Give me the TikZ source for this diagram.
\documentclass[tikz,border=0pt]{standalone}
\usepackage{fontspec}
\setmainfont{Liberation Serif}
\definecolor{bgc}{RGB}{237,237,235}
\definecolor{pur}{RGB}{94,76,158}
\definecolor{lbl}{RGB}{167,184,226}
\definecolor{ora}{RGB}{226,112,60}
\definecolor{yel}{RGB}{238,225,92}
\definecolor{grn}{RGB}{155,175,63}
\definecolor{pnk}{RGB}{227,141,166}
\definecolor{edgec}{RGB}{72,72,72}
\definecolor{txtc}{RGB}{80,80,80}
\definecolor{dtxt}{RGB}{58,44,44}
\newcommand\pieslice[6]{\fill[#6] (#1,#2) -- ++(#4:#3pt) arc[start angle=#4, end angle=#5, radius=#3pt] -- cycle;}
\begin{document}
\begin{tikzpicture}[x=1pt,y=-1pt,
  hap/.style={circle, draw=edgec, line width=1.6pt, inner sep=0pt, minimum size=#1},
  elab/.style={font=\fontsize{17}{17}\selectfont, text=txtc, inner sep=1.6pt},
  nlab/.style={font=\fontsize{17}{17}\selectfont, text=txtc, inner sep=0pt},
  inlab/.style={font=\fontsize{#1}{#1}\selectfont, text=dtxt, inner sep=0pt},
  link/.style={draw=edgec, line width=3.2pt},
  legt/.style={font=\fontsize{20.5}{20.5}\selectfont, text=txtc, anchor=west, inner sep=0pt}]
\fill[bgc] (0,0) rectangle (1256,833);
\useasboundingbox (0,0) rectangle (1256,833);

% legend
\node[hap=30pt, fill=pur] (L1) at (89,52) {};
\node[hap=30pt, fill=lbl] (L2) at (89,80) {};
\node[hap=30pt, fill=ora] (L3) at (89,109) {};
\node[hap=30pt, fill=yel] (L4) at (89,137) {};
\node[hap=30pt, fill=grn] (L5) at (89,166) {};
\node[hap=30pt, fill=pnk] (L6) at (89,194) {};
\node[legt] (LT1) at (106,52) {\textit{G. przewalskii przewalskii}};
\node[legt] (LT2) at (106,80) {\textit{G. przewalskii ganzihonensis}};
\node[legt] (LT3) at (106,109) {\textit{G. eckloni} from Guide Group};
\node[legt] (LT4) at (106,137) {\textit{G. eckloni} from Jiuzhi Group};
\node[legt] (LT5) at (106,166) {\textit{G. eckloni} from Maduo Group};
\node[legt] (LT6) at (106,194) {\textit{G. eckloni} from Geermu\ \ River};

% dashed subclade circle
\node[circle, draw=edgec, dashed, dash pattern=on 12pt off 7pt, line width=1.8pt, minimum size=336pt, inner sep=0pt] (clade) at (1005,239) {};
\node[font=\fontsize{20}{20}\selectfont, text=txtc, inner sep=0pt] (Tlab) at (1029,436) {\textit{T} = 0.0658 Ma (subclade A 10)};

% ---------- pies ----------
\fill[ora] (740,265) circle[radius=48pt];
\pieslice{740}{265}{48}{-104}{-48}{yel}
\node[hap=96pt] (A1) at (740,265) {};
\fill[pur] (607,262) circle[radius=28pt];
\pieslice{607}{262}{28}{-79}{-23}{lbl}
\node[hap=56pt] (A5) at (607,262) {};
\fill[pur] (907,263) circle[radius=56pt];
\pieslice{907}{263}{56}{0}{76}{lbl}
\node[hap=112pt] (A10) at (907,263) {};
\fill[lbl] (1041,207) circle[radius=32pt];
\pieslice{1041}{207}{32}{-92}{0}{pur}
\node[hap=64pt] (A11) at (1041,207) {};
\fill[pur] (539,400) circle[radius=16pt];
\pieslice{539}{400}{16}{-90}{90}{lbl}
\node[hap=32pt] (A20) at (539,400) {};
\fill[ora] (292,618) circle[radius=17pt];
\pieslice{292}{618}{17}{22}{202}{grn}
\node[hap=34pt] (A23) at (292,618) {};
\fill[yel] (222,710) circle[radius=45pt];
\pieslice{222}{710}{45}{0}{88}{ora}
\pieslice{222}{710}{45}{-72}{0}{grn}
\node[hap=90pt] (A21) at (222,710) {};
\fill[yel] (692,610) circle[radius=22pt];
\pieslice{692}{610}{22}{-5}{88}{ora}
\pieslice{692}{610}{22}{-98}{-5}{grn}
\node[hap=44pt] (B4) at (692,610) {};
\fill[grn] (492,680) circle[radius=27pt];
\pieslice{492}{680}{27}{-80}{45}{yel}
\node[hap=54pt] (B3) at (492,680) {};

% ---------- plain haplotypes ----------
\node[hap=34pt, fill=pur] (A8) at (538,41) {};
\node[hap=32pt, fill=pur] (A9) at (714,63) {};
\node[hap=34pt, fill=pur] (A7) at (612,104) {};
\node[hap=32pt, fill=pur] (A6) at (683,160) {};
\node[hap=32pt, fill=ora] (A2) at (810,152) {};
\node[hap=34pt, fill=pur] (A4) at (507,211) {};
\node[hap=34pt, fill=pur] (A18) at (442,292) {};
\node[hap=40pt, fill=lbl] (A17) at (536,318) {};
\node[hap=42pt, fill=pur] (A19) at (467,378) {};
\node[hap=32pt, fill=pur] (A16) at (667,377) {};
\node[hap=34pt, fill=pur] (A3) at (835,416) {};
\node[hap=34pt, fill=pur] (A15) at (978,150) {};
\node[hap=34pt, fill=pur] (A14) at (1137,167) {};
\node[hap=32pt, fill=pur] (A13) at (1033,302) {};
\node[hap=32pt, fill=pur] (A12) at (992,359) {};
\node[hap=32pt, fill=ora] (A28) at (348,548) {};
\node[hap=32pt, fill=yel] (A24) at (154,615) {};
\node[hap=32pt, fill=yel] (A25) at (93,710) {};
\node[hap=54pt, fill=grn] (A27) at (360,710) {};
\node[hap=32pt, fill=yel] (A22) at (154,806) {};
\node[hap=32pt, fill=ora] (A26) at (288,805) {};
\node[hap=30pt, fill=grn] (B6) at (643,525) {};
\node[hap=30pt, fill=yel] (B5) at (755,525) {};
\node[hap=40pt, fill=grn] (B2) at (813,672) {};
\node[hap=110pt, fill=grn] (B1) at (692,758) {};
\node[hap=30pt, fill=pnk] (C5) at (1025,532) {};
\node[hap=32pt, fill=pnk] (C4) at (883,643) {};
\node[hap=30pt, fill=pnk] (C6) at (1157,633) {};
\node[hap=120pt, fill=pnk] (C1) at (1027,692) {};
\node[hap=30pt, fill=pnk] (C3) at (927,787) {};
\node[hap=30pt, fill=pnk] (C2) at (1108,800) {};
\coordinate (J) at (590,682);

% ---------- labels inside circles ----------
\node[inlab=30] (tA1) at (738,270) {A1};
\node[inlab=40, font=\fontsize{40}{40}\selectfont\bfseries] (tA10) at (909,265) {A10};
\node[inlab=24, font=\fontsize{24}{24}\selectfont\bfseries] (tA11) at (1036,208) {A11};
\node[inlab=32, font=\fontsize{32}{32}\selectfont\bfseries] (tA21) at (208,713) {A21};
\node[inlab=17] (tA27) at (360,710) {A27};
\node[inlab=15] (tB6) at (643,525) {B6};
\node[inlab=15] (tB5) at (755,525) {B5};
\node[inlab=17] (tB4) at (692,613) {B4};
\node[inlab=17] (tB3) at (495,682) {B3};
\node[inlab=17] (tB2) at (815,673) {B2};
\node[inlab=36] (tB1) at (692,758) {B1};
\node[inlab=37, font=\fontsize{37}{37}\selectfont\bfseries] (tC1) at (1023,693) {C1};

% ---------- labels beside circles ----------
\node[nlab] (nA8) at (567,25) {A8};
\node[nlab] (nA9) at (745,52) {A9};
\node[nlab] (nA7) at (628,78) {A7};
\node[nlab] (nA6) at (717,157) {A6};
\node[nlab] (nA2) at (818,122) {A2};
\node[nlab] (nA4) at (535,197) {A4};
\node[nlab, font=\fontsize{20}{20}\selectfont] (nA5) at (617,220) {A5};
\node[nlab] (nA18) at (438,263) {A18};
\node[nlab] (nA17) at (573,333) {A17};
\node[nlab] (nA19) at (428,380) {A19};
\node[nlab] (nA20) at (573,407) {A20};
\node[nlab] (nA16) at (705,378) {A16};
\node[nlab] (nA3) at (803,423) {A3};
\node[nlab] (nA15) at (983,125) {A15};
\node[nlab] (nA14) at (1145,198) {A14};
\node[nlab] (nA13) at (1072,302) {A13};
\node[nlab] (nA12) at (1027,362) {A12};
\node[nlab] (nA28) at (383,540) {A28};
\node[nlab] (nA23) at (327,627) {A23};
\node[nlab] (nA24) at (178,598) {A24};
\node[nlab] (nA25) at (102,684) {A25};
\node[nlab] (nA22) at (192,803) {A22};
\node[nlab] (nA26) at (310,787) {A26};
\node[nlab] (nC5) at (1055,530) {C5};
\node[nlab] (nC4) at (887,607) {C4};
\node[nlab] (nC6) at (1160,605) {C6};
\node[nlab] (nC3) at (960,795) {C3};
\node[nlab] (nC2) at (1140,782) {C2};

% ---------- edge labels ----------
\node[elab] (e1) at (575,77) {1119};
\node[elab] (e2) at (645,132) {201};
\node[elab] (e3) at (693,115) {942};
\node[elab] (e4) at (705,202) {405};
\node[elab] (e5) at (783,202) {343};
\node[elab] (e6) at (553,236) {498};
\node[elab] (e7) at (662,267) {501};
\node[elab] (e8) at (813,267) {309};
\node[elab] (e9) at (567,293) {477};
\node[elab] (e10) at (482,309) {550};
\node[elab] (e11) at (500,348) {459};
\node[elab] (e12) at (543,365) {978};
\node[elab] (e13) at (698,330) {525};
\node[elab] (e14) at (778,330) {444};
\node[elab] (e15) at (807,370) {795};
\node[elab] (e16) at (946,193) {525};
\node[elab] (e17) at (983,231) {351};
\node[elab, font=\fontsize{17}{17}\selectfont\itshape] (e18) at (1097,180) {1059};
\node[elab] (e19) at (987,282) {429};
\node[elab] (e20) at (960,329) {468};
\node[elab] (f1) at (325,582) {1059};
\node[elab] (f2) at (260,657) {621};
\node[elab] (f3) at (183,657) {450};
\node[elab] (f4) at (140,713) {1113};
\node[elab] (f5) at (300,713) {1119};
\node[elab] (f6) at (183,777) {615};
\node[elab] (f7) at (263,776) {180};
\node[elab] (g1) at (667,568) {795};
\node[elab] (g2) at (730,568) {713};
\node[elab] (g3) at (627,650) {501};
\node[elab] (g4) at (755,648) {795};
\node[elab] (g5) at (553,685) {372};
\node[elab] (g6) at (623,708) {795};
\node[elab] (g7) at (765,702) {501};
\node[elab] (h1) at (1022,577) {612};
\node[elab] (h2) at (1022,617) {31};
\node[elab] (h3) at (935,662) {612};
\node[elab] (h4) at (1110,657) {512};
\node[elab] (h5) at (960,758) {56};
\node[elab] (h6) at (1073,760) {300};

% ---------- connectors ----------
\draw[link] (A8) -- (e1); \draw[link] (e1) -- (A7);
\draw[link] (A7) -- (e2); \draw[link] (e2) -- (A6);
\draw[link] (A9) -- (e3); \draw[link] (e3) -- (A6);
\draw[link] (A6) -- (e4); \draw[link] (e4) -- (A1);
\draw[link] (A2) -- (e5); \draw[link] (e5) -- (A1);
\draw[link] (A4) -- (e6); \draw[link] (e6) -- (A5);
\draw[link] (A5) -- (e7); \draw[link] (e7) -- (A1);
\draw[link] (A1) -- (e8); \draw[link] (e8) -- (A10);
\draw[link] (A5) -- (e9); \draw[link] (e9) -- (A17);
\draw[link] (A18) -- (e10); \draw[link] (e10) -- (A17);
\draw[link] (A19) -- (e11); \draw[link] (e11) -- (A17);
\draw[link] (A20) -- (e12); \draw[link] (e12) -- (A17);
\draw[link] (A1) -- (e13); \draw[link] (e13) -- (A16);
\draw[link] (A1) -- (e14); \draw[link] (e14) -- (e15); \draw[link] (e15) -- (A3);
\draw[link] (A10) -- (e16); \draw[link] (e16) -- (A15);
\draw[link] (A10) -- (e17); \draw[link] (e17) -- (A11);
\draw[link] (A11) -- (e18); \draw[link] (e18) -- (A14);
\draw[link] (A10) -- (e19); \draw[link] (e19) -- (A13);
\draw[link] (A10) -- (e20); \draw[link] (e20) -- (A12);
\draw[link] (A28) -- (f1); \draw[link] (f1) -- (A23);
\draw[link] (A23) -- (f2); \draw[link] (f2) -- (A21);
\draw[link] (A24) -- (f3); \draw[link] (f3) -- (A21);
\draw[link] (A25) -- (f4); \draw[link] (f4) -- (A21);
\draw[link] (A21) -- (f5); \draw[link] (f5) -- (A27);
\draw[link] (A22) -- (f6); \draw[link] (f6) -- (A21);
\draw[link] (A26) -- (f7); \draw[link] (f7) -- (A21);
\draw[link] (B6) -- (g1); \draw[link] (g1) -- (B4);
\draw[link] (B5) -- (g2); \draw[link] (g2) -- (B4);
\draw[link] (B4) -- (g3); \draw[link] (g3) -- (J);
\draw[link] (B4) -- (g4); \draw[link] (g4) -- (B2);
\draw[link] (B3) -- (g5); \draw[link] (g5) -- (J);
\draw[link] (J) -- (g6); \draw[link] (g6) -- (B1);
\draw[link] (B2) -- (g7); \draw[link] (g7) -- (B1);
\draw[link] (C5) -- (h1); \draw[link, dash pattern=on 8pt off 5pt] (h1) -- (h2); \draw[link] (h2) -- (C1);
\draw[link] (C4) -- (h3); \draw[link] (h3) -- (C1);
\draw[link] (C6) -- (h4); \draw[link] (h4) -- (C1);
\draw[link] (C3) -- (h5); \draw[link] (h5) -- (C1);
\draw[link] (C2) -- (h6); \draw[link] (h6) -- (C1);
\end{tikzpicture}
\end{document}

........

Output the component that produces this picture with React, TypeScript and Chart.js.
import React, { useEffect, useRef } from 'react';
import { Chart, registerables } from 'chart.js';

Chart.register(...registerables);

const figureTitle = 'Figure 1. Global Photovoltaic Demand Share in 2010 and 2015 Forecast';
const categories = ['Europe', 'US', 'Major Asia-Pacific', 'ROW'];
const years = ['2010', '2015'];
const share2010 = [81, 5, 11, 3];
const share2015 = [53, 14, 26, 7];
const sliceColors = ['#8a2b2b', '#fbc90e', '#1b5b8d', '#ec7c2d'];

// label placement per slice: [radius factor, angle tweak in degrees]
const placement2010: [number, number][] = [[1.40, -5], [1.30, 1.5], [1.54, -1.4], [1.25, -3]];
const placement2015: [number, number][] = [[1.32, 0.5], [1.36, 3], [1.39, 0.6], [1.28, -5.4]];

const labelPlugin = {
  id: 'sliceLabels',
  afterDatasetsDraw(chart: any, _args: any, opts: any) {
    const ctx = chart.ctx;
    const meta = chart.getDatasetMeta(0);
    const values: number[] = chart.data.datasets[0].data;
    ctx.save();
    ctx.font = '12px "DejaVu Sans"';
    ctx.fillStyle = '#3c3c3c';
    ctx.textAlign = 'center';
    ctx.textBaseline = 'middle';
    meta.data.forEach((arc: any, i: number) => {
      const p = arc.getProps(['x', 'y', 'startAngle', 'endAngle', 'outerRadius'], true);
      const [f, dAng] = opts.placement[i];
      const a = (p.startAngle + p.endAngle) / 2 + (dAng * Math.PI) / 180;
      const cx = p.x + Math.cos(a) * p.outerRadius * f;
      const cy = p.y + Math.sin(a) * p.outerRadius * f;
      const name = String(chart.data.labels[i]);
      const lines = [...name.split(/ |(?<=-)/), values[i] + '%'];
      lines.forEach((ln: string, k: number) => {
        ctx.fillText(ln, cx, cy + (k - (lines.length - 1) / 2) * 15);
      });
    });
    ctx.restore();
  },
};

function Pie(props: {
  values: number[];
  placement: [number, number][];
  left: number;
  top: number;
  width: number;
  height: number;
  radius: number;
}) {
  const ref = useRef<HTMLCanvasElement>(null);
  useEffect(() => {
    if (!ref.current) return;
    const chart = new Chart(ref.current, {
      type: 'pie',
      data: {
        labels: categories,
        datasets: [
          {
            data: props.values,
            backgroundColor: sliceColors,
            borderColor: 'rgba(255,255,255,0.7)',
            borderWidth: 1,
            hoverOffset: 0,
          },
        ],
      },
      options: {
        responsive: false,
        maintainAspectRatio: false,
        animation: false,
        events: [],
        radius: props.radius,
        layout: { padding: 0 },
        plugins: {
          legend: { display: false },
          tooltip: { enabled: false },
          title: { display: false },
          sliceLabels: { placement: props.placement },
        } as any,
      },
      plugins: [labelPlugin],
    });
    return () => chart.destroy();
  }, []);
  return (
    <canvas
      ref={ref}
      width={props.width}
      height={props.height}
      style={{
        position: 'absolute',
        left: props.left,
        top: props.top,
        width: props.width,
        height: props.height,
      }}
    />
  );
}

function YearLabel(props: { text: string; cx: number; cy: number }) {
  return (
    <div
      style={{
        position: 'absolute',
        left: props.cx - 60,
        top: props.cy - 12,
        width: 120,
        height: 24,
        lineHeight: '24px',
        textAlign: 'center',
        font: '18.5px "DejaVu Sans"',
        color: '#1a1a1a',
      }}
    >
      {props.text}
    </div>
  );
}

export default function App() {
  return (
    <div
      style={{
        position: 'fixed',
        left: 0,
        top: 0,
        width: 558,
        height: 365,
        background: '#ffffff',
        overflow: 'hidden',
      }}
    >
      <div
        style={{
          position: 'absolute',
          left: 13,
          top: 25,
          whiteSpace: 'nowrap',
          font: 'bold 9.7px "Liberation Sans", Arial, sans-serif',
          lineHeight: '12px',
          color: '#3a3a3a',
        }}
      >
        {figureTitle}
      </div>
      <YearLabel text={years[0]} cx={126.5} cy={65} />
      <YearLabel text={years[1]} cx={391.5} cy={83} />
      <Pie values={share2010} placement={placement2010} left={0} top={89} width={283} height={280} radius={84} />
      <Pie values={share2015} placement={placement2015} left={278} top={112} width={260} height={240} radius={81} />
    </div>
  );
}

........

Of the lines above, retype only those from the line containing "Output the component" through the line containing "Chart.register(...registerables);", including both, exactly.

Output the component that produces this picture with React, TypeScript and Chart.js.
import React, { useEffect, useRef } from 'react';
import { Chart, registerables } from 'chart.js';

Chart.register(...registerables);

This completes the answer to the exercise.